The only reason humans are able to make any kind of sense of the world is because we don’t deal with the world in all its complexity. No definite assertion holds up forever. Consider: ‘Violence is evil’ or ‘Cats have four legs’. You can find cases where violence is not evil (or at least, the lesser of evils). You can find three or four legged cats. But most of the time, when we talk to each other, we know what we mean (which is remarkable but beside the point). ‘Cats have four legs’, in the normal sense, the normal use of the word. Less violence is better than more violence, it’s almost built into the meaning of the word ‘violence’.

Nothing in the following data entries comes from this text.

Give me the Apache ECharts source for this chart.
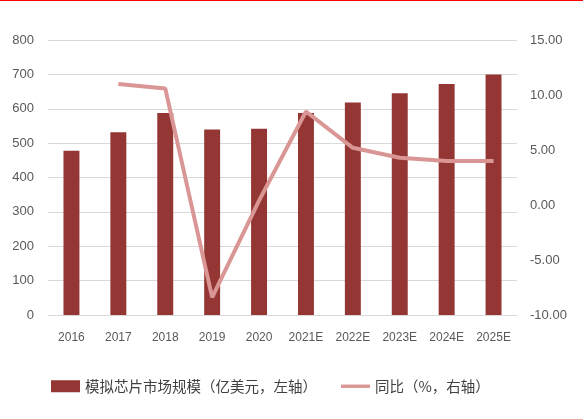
<!DOCTYPE html>
<html>
<head>
<meta charset="utf-8">
<script src="https://cdn.jsdelivr.net/npm/echarts@6/dist/echarts.min.js"></script>
<style>
    html, body { margin: 0; padding: 0; background: #fff; }
    #main {
        width: 583px; height: 420px; box-sizing: border-box;
        border-top: 1px solid #ff0000; border-bottom: 1px solid #f2a7a7;
    }
</style>
</head>
<body>
<div id="main"></div>
<script>
var years = ['2016', '2017', '2018', '2019', '2020', '2021E', '2022E', '2023E', '2024E', '2025E']
var marketSize = [478, 532, 588, 540, 542, 588, 618, 645, 672, 700]   // 亿美元
var yoy = [null, 11.0, 10.6, -8.4, 0.4, 8.5, 5.2, 4.3, 4.0, 4.0]        // %

var barName = '模拟芯片市场规模（亿美元，左轴）'
var lineName = '同比（%，右轴）'
var textColor = '#595959'
var fontFam = 'Liberation Sans, Noto Sans CJK SC, sans-serif'

var myChart = echarts.init(document.getElementById('main'))

var option = {
    animation: false,
    textStyle: { fontFamily: fontFam },
    grid: {
        left: 48,
        right: 66,
        top: 39,
        bottom: 104,
        containLabel: false
    },
    legend: {
        left: 46,
        top: 373,
        itemGap: 24,
        itemWidth: 29,
        itemHeight: 12,
        symbolKeepAspect: true,
        textStyle: {
            color: '#404040',
            fontSize: 14.5,
            fontFamily: 'Noto Sans CJK SC'
        },
        data: [
            { name: barName, icon: 'rect' },
            { name: lineName, icon: 'path://M0,0 L30,0 L30,3.5 L0,3.5 Z' }
        ]
    },
    xAxis: [{
        type: 'category',
        data: years,
        axisTick: { show: false },
        axisLine: { lineStyle: { color: '#d9d9d9', width: 1 } },
        axisLabel: {
            interval: 0,
            margin: 17,
            color: textColor,
            fontSize: 12
        }
    }],
    yAxis: [
        {
            type: 'value',
            min: 0,
            max: 800,
            interval: 100,
            axisLine: { show: false },
            axisTick: { show: false },
            axisLabel: { color: textColor, fontSize: 13, margin: 14 },
            splitLine: { lineStyle: { color: '#d9d9d9', width: 1 } }
        },
        {
            type: 'value',
            min: -10,
            max: 15,
            interval: 5,
            axisLine: { show: false },
            axisTick: { show: false },
            splitLine: { show: false },
            axisLabel: {
                color: textColor,
                fontSize: 13,
                margin: 13,
                formatter: function (v) { return v.toFixed(2) }
            }
        }
    ],
    series: [
        {
            name: barName,
            type: 'bar',
            data: marketSize,
            barWidth: '34%',
            itemStyle: { color: '#943634' }
        },
        {
            name: lineName,
            type: 'line',
            yAxisIndex: 1,
            data: yoy,
            symbol: 'none',
            lineStyle: { color: '#d99694', width: 4 },
            itemStyle: { color: '#d99694' }
        }
    ]
}

myChart.setOption(option)
</script>
</body>
</html>
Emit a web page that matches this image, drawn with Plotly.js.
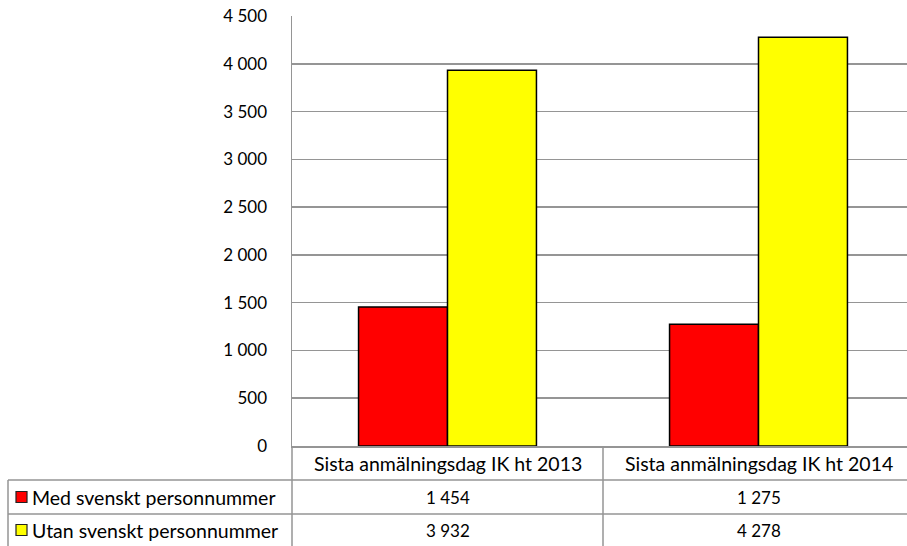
<!DOCTYPE html>
<html><head><meta charset="utf-8">
<script src="https://cdn.plot.ly/plotly-3.0.1.min.js"></script>
<style>html,body{margin:0;padding:0;background:#fff}#chart{width:907px;height:546px}</style>
</head><body><div id="chart"></div>
<script>
const categories = ["Sista anmälningsdag IK ht 2013", "Sista anmälningsdag IK ht 2014"];
const seriesNames = ["Med svenskt personnummer", "Utan svenskt personnummer"];
const medValues = [1454, 1275];
const utanValues = [3932, 4278];
const seriesColors = ["#FF0000", "#FFFF00"];
const yTickVals = [0, 500, 1000, 1500, 2000, 2500, 3000, 3500, 4000, 4500];

const W = 907, H = 546;
const L = 292, T = 16, B = 100;   // plot area 292..907 x 16..446
const plotW = W - L, plotH = H - T - B;
const FONT = "Lato, 'Open Sans', sans-serif";
const GRID = "#959595";
const TXT = 19.5, NUM = 17;

function px2paperX(px){ return (px - L) / plotW; }
function px2paperY(py){ return (H - B - py) / plotH; }
function fmt(v){ return String(v).replace(/\B(?=(\d{3})+(?!\d))/g, " "); }

const allSeries = [medValues, utanValues];
const traces = allSeries.map((vals, i) => ({
  type: "bar",
  name: seriesNames[i],
  x: categories,
  y: vals,
  marker: {color: seriesColors[i], line: {color: "#000", width: 1.5}},
  hoverinfo: "skip"
}));

const shapes = [];
const annotations = [];
const rowTop = [480, 514];
const rowMid = [497, 530];
const lineStyle = {color: GRID, width: 1.5};

// horizontal table lines
rowTop.forEach(y => shapes.push({type: "line", xref: "paper", yref: "paper",
  x0: px2paperX(8), x1: 1.02, y0: px2paperY(y), y1: px2paperY(y), line: lineStyle}));
// vertical table lines
shapes.push({type: "line", xref: "paper", yref: "paper", x0: px2paperX(8), x1: px2paperX(8),
  y0: px2paperY(480), y1: px2paperY(560), line: lineStyle});
shapes.push({type: "line", xref: "paper", yref: "paper", x0: 0, x1: 0,
  y0: 0, y1: px2paperY(560), line: lineStyle});
for (let k = 0; k < categories.length - 1; k++) {
  shapes.push({type: "line", xref: "x", yref: "paper", x0: k + 0.5, x1: k + 0.5,
    y0: 0, y1: px2paperY(560), line: lineStyle});
}

// header labels
categories.forEach((c, k) => annotations.push({xref: "x", yref: "paper", x: k,
  y: px2paperY(463), text: c, showarrow: false, xanchor: "center", yanchor: "middle",
  font: {family: FONT, size: TXT, color: "#000"}}));

// data rows
allSeries.forEach((vals, i) => {
  shapes.push({type: "rect", xref: "paper", yref: "paper",
    x0: px2paperX(16), x1: px2paperX(27), y0: px2paperY(rowMid[i] - 5.5), y1: px2paperY(rowMid[i] + 5.5),
    fillcolor: seriesColors[i], line: {color: "#222", width: 1.2}});
  annotations.push({xref: "paper", yref: "paper", x: px2paperX(30), y: px2paperY(rowMid[i]),
    text: seriesNames[i], showarrow: false, xanchor: "left", yanchor: "middle",
    font: {family: FONT, size: TXT, color: "#000"}});
  vals.forEach((v, k) => annotations.push({xref: "x", yref: "paper", x: k, y: px2paperY(rowMid[i]),
    text: fmt(v), showarrow: false, xanchor: "center", yanchor: "middle",
    font: {family: FONT, size: NUM, color: "#000"}}));
});

const layout = {
  width: W, height: H,
  margin: {l: L, r: 0, t: T, b: B, pad: 0},
  paper_bgcolor: "#fff", plot_bgcolor: "#fff",
  showlegend: false,
  barmode: "group",
  bargap: 0.428,
  bargroupgap: 0,
  separators: ", ",
  xaxis: {type: "category", range: [-0.5, 1.5 - 7/311], showticklabels: false,
    showgrid: false, zeroline: false, showline: true, linecolor: GRID, linewidth: 1.5, ticks: "", fixedrange: true},
  yaxis: {range: [0, 4500], tickvals: yTickVals, ticktext: yTickVals.map(fmt),
    showgrid: true, gridcolor: GRID, gridwidth: 1.5, zeroline: false,
    showline: true, linecolor: GRID, linewidth: 1.5, ticks: "outside", ticklen: 20, tickcolor: "rgba(0,0,0,0)",
    tickfont: {family: FONT, size: NUM, color: "#000"}, fixedrange: true},
  shapes: shapes,
  annotations: annotations
};

Plotly.newPlot("chart", traces, layout, {staticPlot: true, displayModeBar: false});
</script>
</body></html>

Definitions are important. It is important to know what we’re talking about, and that we’re talking about the same thing. But at some point there is a way of slipping from careful definition of concepts into a diversion. Here’s an example of such a diversion, a dialogue between two fictional characters, Timmy and Dini:

TIMMY: Regressive taxes harm the poor.

DINI: But what do you mean by regressive?

TIMMY: Regressive– the poorer you are, the more you pay, proportionally

DINI: What do you mean, poor?

TIMMY: If you can’t afford or can barely afford basic necessities, you’re poor.

DINI: But what constitutes a basic necessity.

It is clear that DINI wanted to steer the discussion away from taxes and towards an endless game of definition. Sometimes it is sufficient to point this out. If you are asked to define terms, give the clearest shortest definition you can. But if you’re constantly being asked to define, there’s a good chance you’re being diverted.